The word is French, as are most of bicycling's terms, and is a military word meaning the conferring of rank. A brevet event is one where randonneurs (another French word meaning something like a backpacker) cycle a fixed distance inside a fixed time. This popular global sport is also called Audax, from the Latin word meaning audacious. The Audax India website (audaxindia.org) describes randonneuring as "a non-competitive, self-supported, long-distance cycling activity typically enjoyed by experienced and serious cyclists. The objective is to cultivate the qualities of endurance and self-sufficiency for long distance riding."

Regular readers will know that I cycle the dozen or so kilometres to work and back daily and on weekends sometimes for a longer ride of between 60 and 100 km. This week, actually on November 1, which was a state holiday in Karnataka, the local Audax body, the Bangalore Randonneurs, hosted their season's first brevet ride. This was a 200-km run starting in central Bengaluru and then going north past the airport to Chikkaballapur, then east to the town of Chintamani, then south to Kolar and then west, back to the starting point. 

This had to be completed inside 13.5 hours for riders to be acknowledged as having successfully ridden the brevet (medals, issued by the global body in Paris, are given to all who finish inside this time and want the medal, for a small fee).

To give some perspective of the distance-to-time ratio, most decent cyclists will go along at something under 20 km an hour while riding long distance. This excludes breaks, and so assuming that a rider can hold on to that average speed over 10 hours, the total time taken will be close to the cut-off.

If you think that this sort of intense group activity is unusual, you're right, but it is not rare, even in our country. There are 43 Audax clubs around India, all of which are active. Shockingly, the state with the second highest number of clubs, seven in all, is Gujarat. Things have clearly changed since I left the place over two decades ago.

Bengaluru, of course, has many cyclists and runners and photographers of birds armed with bazooka-like lenses, meaning a serious interest rather than a hobby. This is recent and it speaks to the culture of Bengaluru's information and technology industry. My guru and murshid (though he will likely not accept me as being a disciple), Khaled Ahmed of Lahore, explains the radicalisation of Muslims in Europe through his theory of a “zone of contact”. 

Briefly: South Asians working many decades in the Emirates or Saudi Arabia do not return radicalised because there is no link language to transfer the radicalism. The Indian, Pakistani and Bangladeshi Muslim has no Arabic and cannot really engage with the natives. 

This was different in places like London, where the radicalisation happened in English.
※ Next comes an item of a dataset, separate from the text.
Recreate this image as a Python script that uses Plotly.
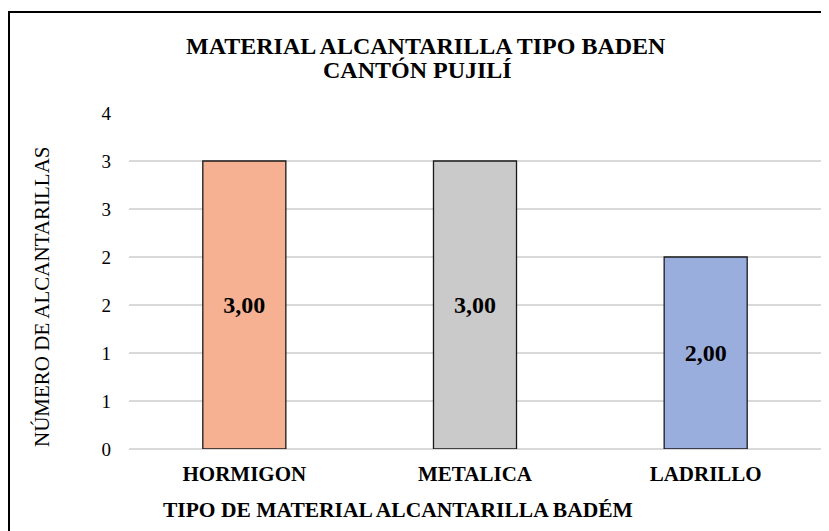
import plotly.graph_objects as go

# data
materials = ["HORMIGON", "METALICA", "LADRILLO"]
counts = [3, 3, 2]
bar_colors = ["#F5B191", "#CACACA", "#9AAEDD"]
y_tick_values = [0, 0.5, 1, 1.5, 2, 2.5, 3, 3.5]
y_tick_labels = ["0", "1", "1", "2", "2", "3", "3", "4"]
title_lines = ["MATERIAL ALCANTARILLA TIPO BADEN", "CANTÓN PUJILÍ"]

FONT = "Liberation Serif, Times New Roman, serif"

fig = go.Figure()

fig.add_trace(go.Bar(
    x=materials,
    y=counts,
    marker=dict(color=bar_colors, line=dict(color="#1a1a1a", width=1.3)),
    texttemplate="<b>%{y:.2f}</b>",
    textposition="inside",
    insidetextanchor="middle",
    textangle=0,
    textfont=dict(family=FONT, size=24, color="black"),
    showlegend=False,
    hoverinfo="skip",
))

# the page body adds an 8px offset, so the figure is 8px smaller than the window
fig.update_layout(
    width=821, height=523,
    margin=dict(l=121, r=8, t=105, b=82),
    paper_bgcolor="white",
    plot_bgcolor="white",
    separators=",.",
    bargap=0.64,
    font=dict(family=FONT, color="black"),
    xaxis=dict(
        showgrid=False, showline=False, zeroline=False,
        tickfont=dict(family=FONT, size=21, color="black", weight="bold"),
        ticklabelstandoff=10,
    ),
    yaxis=dict(
        range=[0, 3.5],
        tickvals=y_tick_values,
        ticktext=y_tick_labels,
        showgrid=True, gridcolor="#D9D9D9", gridwidth=1.5,
        zeroline=True, zerolinecolor="#D9D9D9", zerolinewidth=1.5,
        showline=False,
        tickfont=dict(family=FONT, size=19, color="black"),
        ticklabelstandoff=17,
    ),
)

# chart title, two lines placed separately for tighter spacing
for text, x, y in zip(title_lines, [0.4292, 0.4176], [1.1994, 1.128]):
    fig.add_annotation(
        text=text,
        xref="paper", yref="paper", x=x, y=y,
        xanchor="center", yanchor="middle", showarrow=False,
        font=dict(family=FONT, size=24, color="black", weight="bold"),
    )

# axis titles
fig.add_annotation(
    text="TIPO DE MATERIAL ALCANTARILLA BADÉM",
    xref="paper", yref="paper", x=0.3887, y=-0.1815,
    xanchor="center", yanchor="middle", showarrow=False,
    font=dict(family=FONT, size=21.5, color="black", weight="bold"),
)
fig.add_annotation(
    text="NÚMERO DE ALCANTARILLAS",
    xref="paper", yref="paper", x=-0.1257, y=0.4524,
    xanchor="center", yanchor="middle", showarrow=False, textangle=-90,
    font=dict(family=FONT, size=21, color="black"),
)

# outer chart frame (cut off at right and bottom in the reference)
fig.add_shape(
    type="rect", xref="paper", yref="paper",
    x0=-0.1734, x1=1.05, y0=-0.6, y1=1.3006,
    line=dict(color="black", width=2), fillcolor="rgba(0,0,0,0)", layer="above",
)

fig.write_html("out.html")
We are discussing something more pleasant here, but I suspect that one of the reasons that Bangaloreans are more oriented towards the physical world than other Indians is because the zone of contact is the Bay Area and its tech companies. The techies returning from California bring back a lot of the outlook that includes, dare I say, liberal values of the best kind. 

Anyway, to return to the brevet, the website says a total of 86 riders registered initially, of whom 71 then paid the entry fee. Nine of these individuals did not show up for the start, meaning 62 riders started. The organisers checked to ensure all riders had a helmet, reflector vest, lights front and back, and their rider number on the cycle. 

I packed two spare tubes and a mini pump in case of a puncture, having gone through a hasty lesson of how to remove the wheel and tyre and tube (not easy, for me at least). We set off together around 5.50 am. The peloton broke up almost immediately. One group of cyclists took the head and disappeared, never to be caught again. The rest of the pack began to be strung out particularly as we left the city and were exposed to wind. Soon we were separated except for groups of colleagues choosing to ride together at the pace of the slowest individual. 

About 10 minutes into the ride I was alone. The 68 km to Chikkaballapur was pleasant, and we had to click a photograph of ourselves with a local ATM in the background to prove we had been there at a particular time. The ride onward to Chintamani was unpleasant. The road was awful, being apparently this way for years, and it began to rain a bit. 

Children from villages along the route wanted to brush their palms against the riders' and wave at them. Even adults were curious and would ask, in rustic Kannada, what was going on. At Chintamani there was a break for lunch (curd rice, bisi bele bath and upma). After 10 minutes I was off again, this time hitting traffic out of the town. 

The road from Kolar to Hoskote was open and good, but by now, 150 km in, the ride was hard going for me. About 25 km before Bengaluru the spirits lifted again and I was able to finish. The first individual in had done it in exactly eight hours, an incredible time to me because the total time I spent off the bike must have been under half an hour. 

The last two people in clocked 13 hours and 11 minutes. Two riders started but did not finish. I finished in 11 hours and 6 minutes. This was the longest I had ever been on the road. A few years ago, I took delivery of my wife's new car in Bengaluru and drove it non-stop to Mumbai. A little over 1,000 km in about 11 hours. Incidentally, the car was stolen the next morning. The cycle ride was more difficult, more interesting and much more satisfying.